I am not a Muppet. I've never been a Muppet. Just thought I'd stop by & say hi.
Hmmm...a lot of Muppet stuff here.
I am not a Muppet. I've never been a Muppet. Just thought I'd stop by & say hi.
Slow night around these parts.
I'm not a Muppet either, but I'd really like to meet some.
Do they let Pulitzer winners on Sesame Street?
I'm not a Muppet (as I mentioned), but I stayed at a Holiday Inn Express last night. Well, not really.
Can't help you with the Pulitzer Winners on SS. You planning on winning one?
If they do, then they will have lowered their standards.
Wilson's and Turk's discussion about Christmas movies got me to thinking about Christmas movies. One of my favorites is Love is All Around.
No, it's not. It is not officially The Most Wonderful Time of the Year until next week. I've actually been really fretting about this. I feel compelled to initiate the thread, but I'm worried that my traditionalist tendencies will result in someone else beating me to the punch. If that happens though, so be it; I will be the most prolific poster in the Christmas thread anyway, and I refuse to abandon my principles just to have the first post.
I am the most expansive of celebrators of the season, so anything and everything Christmas-related is fair game. I wouldn't dream of trying to limit or prescribe good cheer. Sometime late in the first day of the thread (as soon as it gets dark on Friday), I'll post pics of the lights on my house. We'll talk Christmas tunes, old and new. Christmas movies. Festivals, parties, and other celebrations. Gift-giving deliberations. You get the idea.
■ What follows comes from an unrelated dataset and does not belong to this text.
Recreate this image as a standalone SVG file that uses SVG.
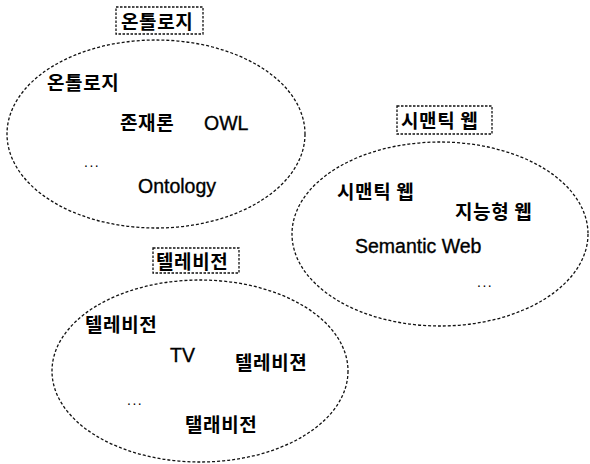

The date of removal of my tree depends on what I end up doing for New Year's. If I go out of town (as has been a common occurrence in recent years), it'll just come down when I get back. I definitely won't take it down before New Year's. I'm not one of those who deems it bad luck to leave it up into the new year. Plus, if we're really going to get traditional, it should remain up through the 12 days of Christmas, before coming down on Jan. 6, the traditional date of the arrival of the magi (and thus the original reason for "the 12 days of Christmas").
Taking down Christmas decorations is the fastest bit of cleaning or other organization that I ever do, because I find it genuinely depressing. I have a couple of days of very real post-seasonal blues every year. De-festooning my house is something that I just want to be done with as quickly as possible.
... what is the official day to the start of Christmas season? When "AFTER" Thanksgiving is the first official day of the season, Head Elf?
See, I'm bugged by the first Christmas commercials starting in October, and I'm bugged by the Christmas stuff appearing in all the grocery stores now. And I'm bugged even by the lights going up now.
And if logic dictates that Christmas Season starts after Thanksgiving, can you imagine what the folks up in Canada have to deal with, given when Thanksgiving starts up there? [this is a blatant shout out to colchar]
Some serious questions for the Head Elf.
To me, the precise moment when the Christmas season begins has traditionally been that when Santa appears onscreen at the end of the Macy's Thanksgiving Day parade. That's when it always hits me, and I shed a tear or two (seriously). In recent years, the parade's quality has really declined though, so I think the line of demarcation is a bit more fungible now. Thanksgiving Day, to me, is its own special day which also ushers in the Christmas season. The first full day of "Christmastime," I suppose, is the day after. In some years, when I particularly need a little Christmas, or when Thanksgiving falls particularly late on the calendar (as it does this year), I have been known to fudge a bit, and declare that the Christmas season begins at Thanksgiving, meaning Thanksgiving break from school. This frees me to listen to Christmas music on the way to my grandmother's for Turkey Day, a day or two early...but don't tell anyone. My decorations, though, never go up until the day/weekend following Thanksgiving.
I won't be able to open the Yuletide thread until Friday morning, as my grandmother is, um, not exactly wired. And anyway, if anybody is hanging out on the boards on Thanksgiving Day, then you have problems (Canucks perhaps excepted...sorry colchar).
Jan 6 has been traditional in our family - but that varies a little based on time constraints. I always find that I have forgotten to put away one decoration in some obscure location, or not so obscure sometimes, and find it at the end of January. Last year, it was my Snoopy Santa so I just changed his clothes.